Hacked together: A home-built thermal cycling instrument made by Cathal Garvey from a coffee can and heat gun cost less than $80. It is used to copy DNA molecules. Many commercial versions cost more than $1,000.
Nor is everyone as impressed by the movement as Church is. “I would be a little skeptical what is the endpoint of all this,” says Declan Soden, the Cork Cancer Research Centre biologist whose lab Garvey once studied in. “If you are trying to develop a treatment for cancer using molecular biology, the amount of time and effort and resources is pretty considerable, and the regulatory constraints are a lot tighter,” says Soden, whose lab has an annual budget of $3 million. “I think that puts it out of the league of do-it-yourself hobbyists.”
Another worry is that hobbyists will be flushing bacteria down household sinks, or even creating dangerous germs. Soden says Garvey was a “very, very bright” student who was too impatient to work in a large academic laboratory. “My concern is what you’re doing is changing bacteria, and that may present a risk to the general public,” he says.
Even so, some futurists think citizen biology could one day rival industrial biotechnology, much as open-source software challenges commercial products. In 2007, Freeman Dyson predicted that leadership in biotechnology would eventually shift away from large corporations like Monsanto to kitchen laboratories, becoming “small and domesticated rather than big and centralized.”
One company that sees the DIY trend as a business opportunity is Autodesk. The software maker, which sells high-powered design programs for engineers and architects, has recently begun sponsoring college genetic-engineering competitions and is developing software to aid biologists in their goal of re-wiring the genes of bacteria so that they will make fuel or drugs. “Our current generations expect to make a difference in the world, and they expect the material world to respond to them,” says Jeff Kowalski, Autodesk’s chief technology officer. “Biology is going to be part of that. While I agree that the science is not fully accessible to people, we see it being commoditized fast.”
After paying a $325 license fee, Garvey won approval last July from Ireland’s Environmental Protection Agency to create genetically modified microbes in his mother’s home. His “Class 1” lab rating lets him work only with germs that pose “negligible risk” to the public or the environment.

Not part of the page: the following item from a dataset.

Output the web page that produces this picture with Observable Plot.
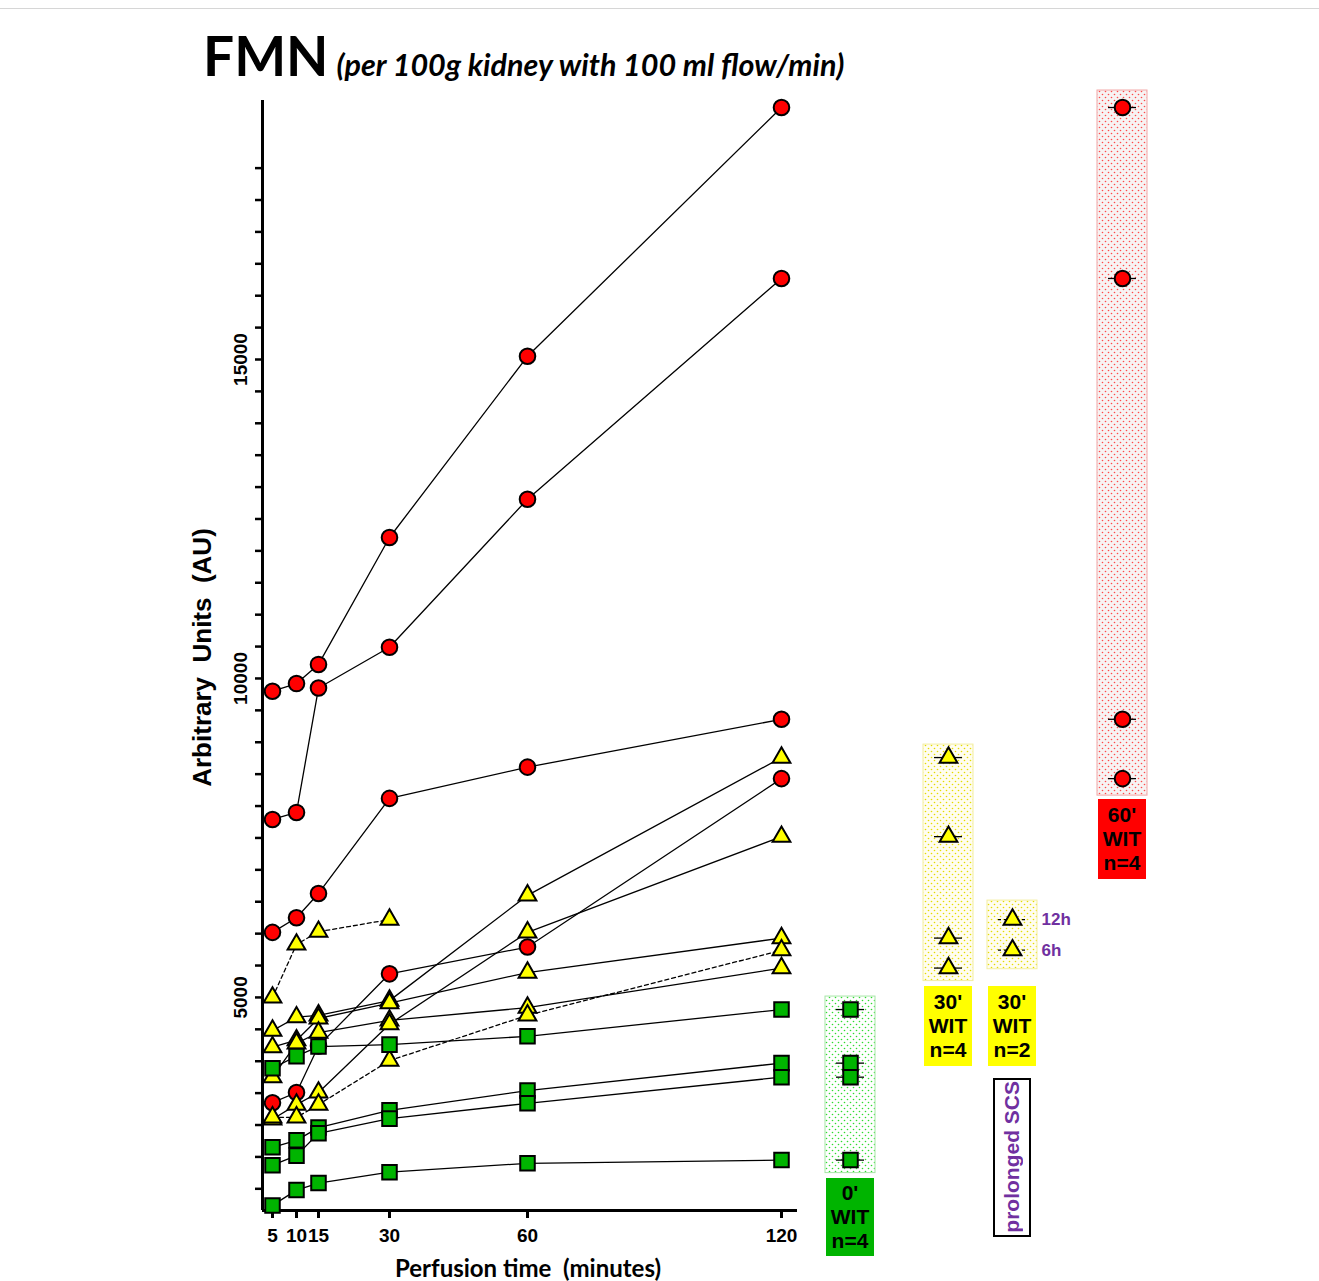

Garvey’s current goal is to develop a suitable system for amateur biologists who want to genetically modify bacteria. The bacterium E. coli, common in university labs, isn’t so easy to work with. It smells, eats expensive media, and has a bad public reputation as the cause of toxic stomach infections. Instead, Garvey is trying to establish a common soil bacterium, Bacillus subtilis, as an open-source standard. “B. subtilis has a blank-slate reputation,” he says.
Using his computer, Garvey designed a circular ring of 3,200 DNA letters, which he paid a contract lab in Texas $1,300 to synthesize and mail to him. It’s a miniature chromosome called a plasmid that the B. subtilis bacteria will absorb. To endow a germ with new traits (say, fluorescence, or the smell of rain on a sidewalk), just splice the needed DNA into the plasmid.
Garvey calls his construct “Indie Biotech Backbone 1.0,” and he plans to sell it to other biohackers. “Now that we have some tools, the hardest question is what to do with it,” he admits. For his own part, he imagines reprogramming grass to make diesel fuel—the sort of thing he could plant outside and let grow. “The dream,” he says, “is to program life, play around, where it doesn’t cost you anything to fail.”